Could you write a piece on the use of the term “mutually exclusive”? I always get a little befuddled when someone says, “This and that are not mutually exclusive.” I have to stop and do the math to make sure I follow.

The expression “mutually exclusive” is used in statistics to refer to events that cannot occur at the same time. For example, with $10 in my pocket, I go into a store intending to buy a battery and a jump drive, but each item costs $10. I can buy the battery or I can buy the jump drive, but not both. The purchases are “mutually exclusive.”

Writers use the term when discussing subjects that seem to be so opposed in nature as to be incapable of coexisting but which, in their opinion, can in fact do so.
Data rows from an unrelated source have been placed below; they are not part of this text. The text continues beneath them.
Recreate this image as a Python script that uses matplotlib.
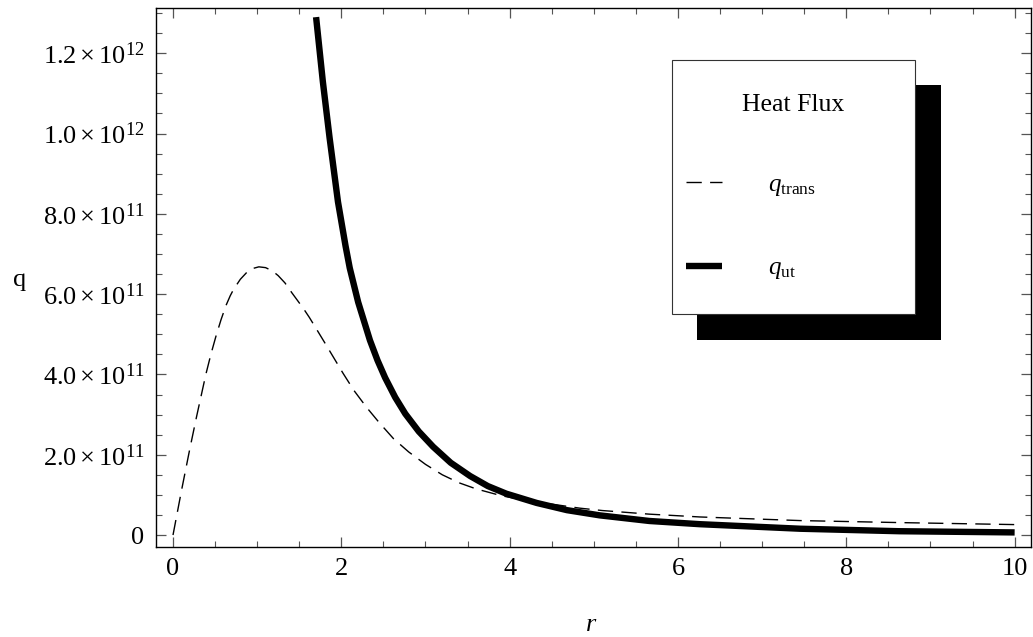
import matplotlib
matplotlib.use('Agg')
import matplotlib.pyplot as plt
from matplotlib.patches import Rectangle
from matplotlib.ticker import MultipleLocator
import numpy as np

plt.rcParams['font.family'] = ['Liberation Serif', 'DejaVu Serif']
plt.rcParams['mathtext.fontset'] = 'custom'
plt.rcParams['mathtext.rm'] = 'Liberation Serif'
plt.rcParams['mathtext.it'] = 'Liberation Serif:italic'

# q_trans (dashed), q in units of 1e11
r_trans = [0.0, 0.1, 0.2, 0.28, 0.39, 0.45, 0.51, 0.57, 0.63, 0.68, 0.72, 0.8,
           0.88, 0.95, 1.02, 1.1, 1.18, 1.25, 1.33, 1.41, 1.48, 1.55, 1.62, 1.69,
           1.8, 1.9, 2.02, 2.15, 2.3, 2.45, 2.62, 2.8, 3.0, 3.2, 3.4, 3.6, 3.9,
           4.15, 4.4, 4.83, 5.1, 5.66, 6.26, 7.45, 8.63, 10.0]
q_trans = [0.0, 1.1, 2.15, 2.95, 4.0, 4.5, 4.95, 5.36, 5.72, 5.96, 6.12, 6.37,
           6.55, 6.64, 6.68, 6.66, 6.58, 6.46, 6.28, 6.04, 5.84, 5.64, 5.42, 5.18,
           4.8, 4.45, 4.03, 3.6, 3.18, 2.8, 2.4, 2.07, 1.76, 1.5, 1.3, 1.15, 0.98,
           0.88, 0.8, 0.67, 0.61, 0.52, 0.45, 0.36, 0.31, 0.26]

# q_ut (thick solid)
r_ut = [1.70, 1.78, 1.86, 1.96, 2.05, 2.1, 2.2, 2.34, 2.43, 2.52, 2.64, 2.76,
        2.92, 3.09, 3.3, 3.53, 3.74, 3.96, 4.32, 4.68, 5.07, 5.66, 6.26, 7.45,
        8.63, 10.0]
q_ut = [12.9, 11.3, 9.9, 8.3, 7.2, 6.65, 5.8, 4.85, 4.35, 3.92, 3.43, 3.02,
        2.58, 2.2, 1.8, 1.47, 1.22, 1.03, 0.8, 0.62, 0.49, 0.35, 0.27, 0.157,
        0.095, 0.065]

y_ticks = [0, 2e11, 4e11, 6e11, 8e11, 1.0e12, 1.2e12]
y_ticklabels = ['0', r'$2.0\times10^{11}$', r'$4.0\times10^{11}$', r'$6.0\times10^{11}$',
                r'$8.0\times10^{11}$', r'$1.0\times10^{12}$', r'$1.2\times10^{12}$']
x_ticks = [0, 2, 4, 6, 8, 10]

fig = plt.figure(figsize=(10.33, 6.37), dpi=100)
ax = fig.add_axes([0.1507, 0.1418, 0.847, 0.8452])

ax.plot(r_trans, np.array(q_trans) * 1e11, color='black', lw=1.0,
        dashes=(11, 6), label=r'$q_{\mathrm{trans}}$')
ax.plot(r_ut, np.array(q_ut) * 1e11, color='black', lw=4.6,
        solid_capstyle='butt', solid_joinstyle='round', label=r'$q_{\mathrm{ut}}$')

ax.set_xlim(-0.206, 10.19)
ax.set_ylim(-0.29e11, 1.312e12)
ax.set_xticks(x_ticks)
ax.set_yticks(y_ticks)
ax.set_yticklabels(y_ticklabels)
ax.xaxis.set_minor_locator(MultipleLocator(0.5))
ax.yaxis.set_minor_locator(MultipleLocator(0.5e11))

ax.tick_params(which='both', direction='in', top=True, right=True,
               color='#555555', labelsize=19, pad=8)
ax.tick_params(which='major', length=7.5, width=0.9)
ax.tick_params(which='minor', length=4.5, width=0.8)
for s in ax.spines.values():
    s.set_linewidth(1.0)

ax.set_xlabel(r'$r$', fontsize=19, va='center')
ax.xaxis.set_label_coords(0.4975, -0.145)
ax.set_ylabel('q', fontsize=19, rotation=0, va='center', ha='center')
ax.yaxis.set_label_coords(-0.156, 0.495)

# legend box with hard black shadow
ax.add_patch(Rectangle((0.6186, 0.384), 0.2789, 0.4738, transform=ax.transAxes,
                       facecolor='black', edgecolor='none', zorder=5, clip_on=False))
ax.add_patch(Rectangle((0.590, 0.432), 0.2777, 0.472, transform=ax.transAxes,
                       facecolor='white', edgecolor='#333333', lw=0.8, zorder=6,
                       clip_on=False))
ax.text(0.7283, 0.8204, 'Heat Flux', transform=ax.transAxes, fontsize=18.5,
        ha='center', va='center', zorder=7)
leg = ax.legend(loc='center left', bbox_to_anchor=(0.606, 0.593), frameon=False,
                borderpad=0, borderaxespad=0, handlelength=1.44, handletextpad=1.84,
                labelspacing=2.36, fontsize=18)
leg.set_zorder(7)

fig.savefig('out.png', dpi=100)
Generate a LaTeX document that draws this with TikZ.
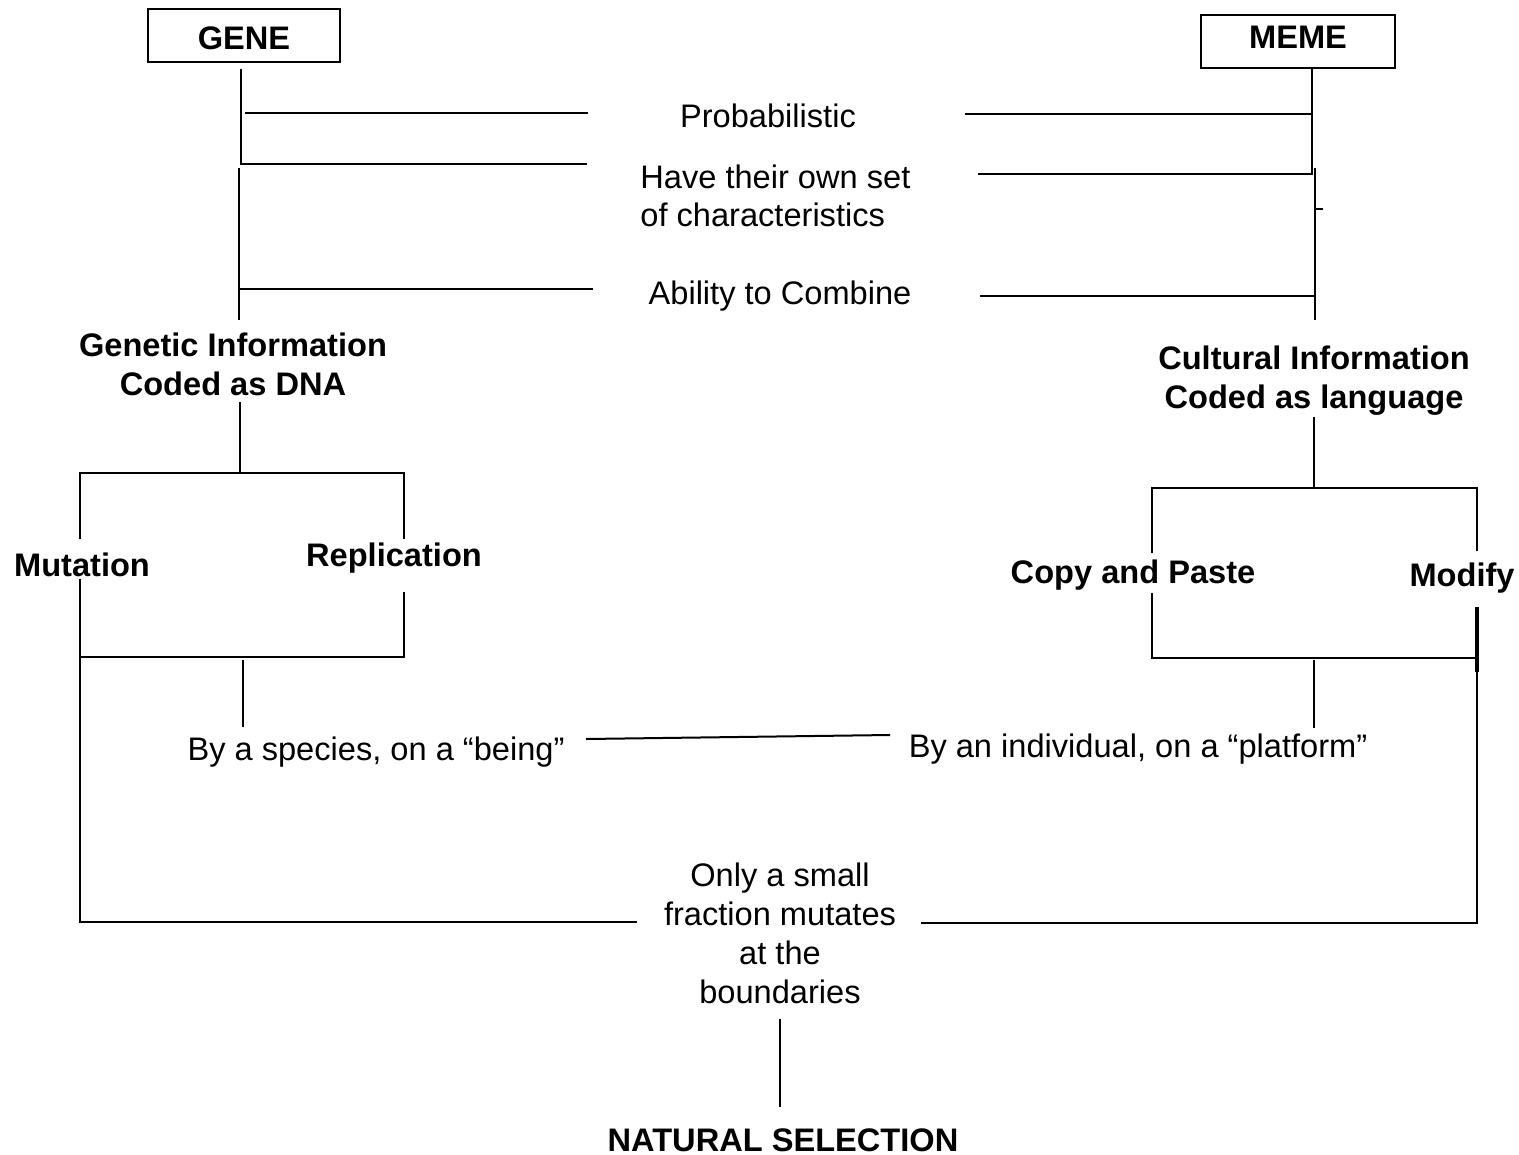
\documentclass[tikz,border=0pt]{standalone}
\usepackage{fontspec}
\setmainfont{Liberation Sans}
\begin{document}
\begin{tikzpicture}[x=0.5pt,y=-0.5pt,
  lbl/.style={inner sep=0pt,anchor=base,font=\fontsize{16.3}{19.4}\selectfont,align=center},
  bld/.style={lbl,font=\fontsize{16.3}{19.4}\selectfont\bfseries},
  boxed/.style={draw,line width=1pt,inner sep=0pt,minimum width=96pt,minimum height=26.5pt,font=\fontsize{16.3}{19.4}\selectfont\bfseries},
  conn/.style={line width=1pt,line cap=butt}]
\useasboundingbox (0,0) rectangle (1519,1155);
% boxes
\node[boxed,text height=20.5pt,text depth=6pt] (gene) at (244,35.5) {GENE};
\node[boxed,minimum width=97pt,text height=17pt,text depth=9.5pt] (meme) at (1298,41.5) {MEME};
% texts
\node[lbl] (prob) at (768,128) {Probabilistic};
\node[lbl,align=left,anchor=base west] (own) at (640,227) {Have their own set\\of characteristics};
\node[lbl] (comb) at (780,304) {Ability to Combine};
\node[bld] (gen) at (233,395) {Genetic Information\\Coded as DNA};
\node[bld] (cul) at (1314,408) {Cultural Information\\Coded as language};
\node[bld] (mut) at (82,576) {Mutation};
\node[bld] (rep) at (394,566) {Replication};
\node[bld] (cop) at (1133,583) {Copy and Paste};
\node[bld] (mod) at (1462,586) {Modify};
\node[lbl] (spe) at (376,760) {By a species, on a “being”};
\node[lbl] (ind) at (1138,757) {By an individual, on a “platform”};
\node[lbl] (frac) at (780,1003) {Only a small\\fraction mutates\\at the\\boundaries};
\node[bld] (nat) at (783,1151) {NATURAL SELECTION};
% coordinates: upper left
\coordinate (g0) at (241,69);
\coordinate (g1) at (241,164);
\coordinate (g1e) at (587,164);
\coordinate (p0) at (245,113);
\coordinate (p1) at (588,113);
\coordinate (g2) at (239,168);
\coordinate (g3) at (239,320);
\coordinate (c0) at (239,289);
\coordinate (c1) at (593,289);
% upper right
\coordinate (m0) at (1312,68);
\coordinate (m1) at (1312,174);
\coordinate (m1e) at (978,174);
\coordinate (q0) at (965,114);
\coordinate (q1) at (1312,114);
\coordinate (m2) at (1315,168);
\coordinate (m3) at (1315,320);
\coordinate (t0) at (1315,209);
\coordinate (t1) at (1323,209);
\coordinate (d0) at (980,296);
\coordinate (d1) at (1315,296);
% lower left
\coordinate (ls0) at (240,402);
\coordinate (ls1) at (240,472);
\coordinate (lb0) at (80,473);
\coordinate (lb1) at (404,473);
\coordinate (lm0) at (80,539);
\coordinate (lm1) at (80,579);
\coordinate (lr0) at (404,539);
\coordinate (lr1) at (404,592);
\coordinate (lb2) at (80,657);
\coordinate (lb3) at (404,657);
\coordinate (lsd0) at (243,660);
\coordinate (lsd1) at (243,727);
\coordinate (bl0) at (80,922);
\coordinate (bl1) at (637,922);
% lower right
\coordinate (rs0) at (1314,417);
\coordinate (rs1) at (1314,487);
\coordinate (rb0) at (1152,488);
\coordinate (rb1) at (1477,488);
\coordinate (rc0) at (1152,553);
\coordinate (rc1) at (1152,593);
\coordinate (rm0) at (1477,551);
\coordinate (rm1) at (1477,607);
\coordinate (rb2) at (1152,658);
\coordinate (rb3) at (1477,658);
\coordinate (rsd0) at (1314,660);
\coordinate (rsd1) at (1314,728);
\coordinate (br0) at (921,923);
\coordinate (br1) at (1477,923);
\coordinate (rth) at (1477,672);
% middle
\coordinate (mid0) at (586,739);
\coordinate (mid1) at (890,735);
\coordinate (n0) at (780,1019);
\coordinate (n1) at (780,1107);
% lines
\draw[conn] (g0) -- (g1) -- (g1e);
\draw[conn] (p0) -- (p1);
\draw[conn] (g2) -- (g3);
\draw[conn] (c0) -- (c1);
\draw[conn] (m0) -- (m1) -- (m1e);
\draw[conn] (q0) -- (q1);
\draw[conn] (m2) -- (m3);
\draw[conn] (t0) -- (t1);
\draw[conn] (d0) -- (d1);
\draw[conn] (ls0) -- (ls1);
\draw[conn] (lm0) -- (lb0) -- (lb1) -- (lr0);
\draw[conn] (lr1) -- (lb3) -- (lb2);
\draw[conn] (lm1) -- (bl0) -- (bl1);
\draw[conn] (lsd0) -- (lsd1);
\draw[conn] (rs0) -- (rs1);
\draw[conn] (rc0) -- (rb0) -- (rb1) -- (rm0);
\draw[conn] (rc1) -- (rb2) -- (rb3);
\draw[conn] (rm1) -- (br1) -- (br0);
\draw[line width=2pt] (rm1) -- (rth);
\draw[conn] (rsd0) -- (rsd1);
\draw[conn] (mid0) -- (mid1);
\draw[conn] (n0) -- (n1);
\end{tikzpicture}
\end{document}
For example:

Feminism and Christianity don’t have to be mutually exclusive.
Interpretation: Feminism, which advocates the equality of the sexes, is being contrasted with Christianity, a patriarchal religion that teaches female submission.

Privacy and Security Are Not Mutually Exclusive.
Interpretation: Security, in the sense of government defenses that rely on surveillance and data gathering, is being contrasted with privacy, the condition of being free from public attention.

Are Religion and Science mutually exclusive?
Interpretation: Religion, which requires adherents to believe in events that defy the laws of physics, is contrasted with science, which insists on physical proofs before belief.

The Germans don’t see brains and brawn as mutually exclusive.
Interpretation: “All brawn and no brains” is an idiom that reflects the popular belief that athletic qualities and intelligence are not to be found in the same person. The statement, from a sports site, posits the idea that intelligence can be expected of athletes.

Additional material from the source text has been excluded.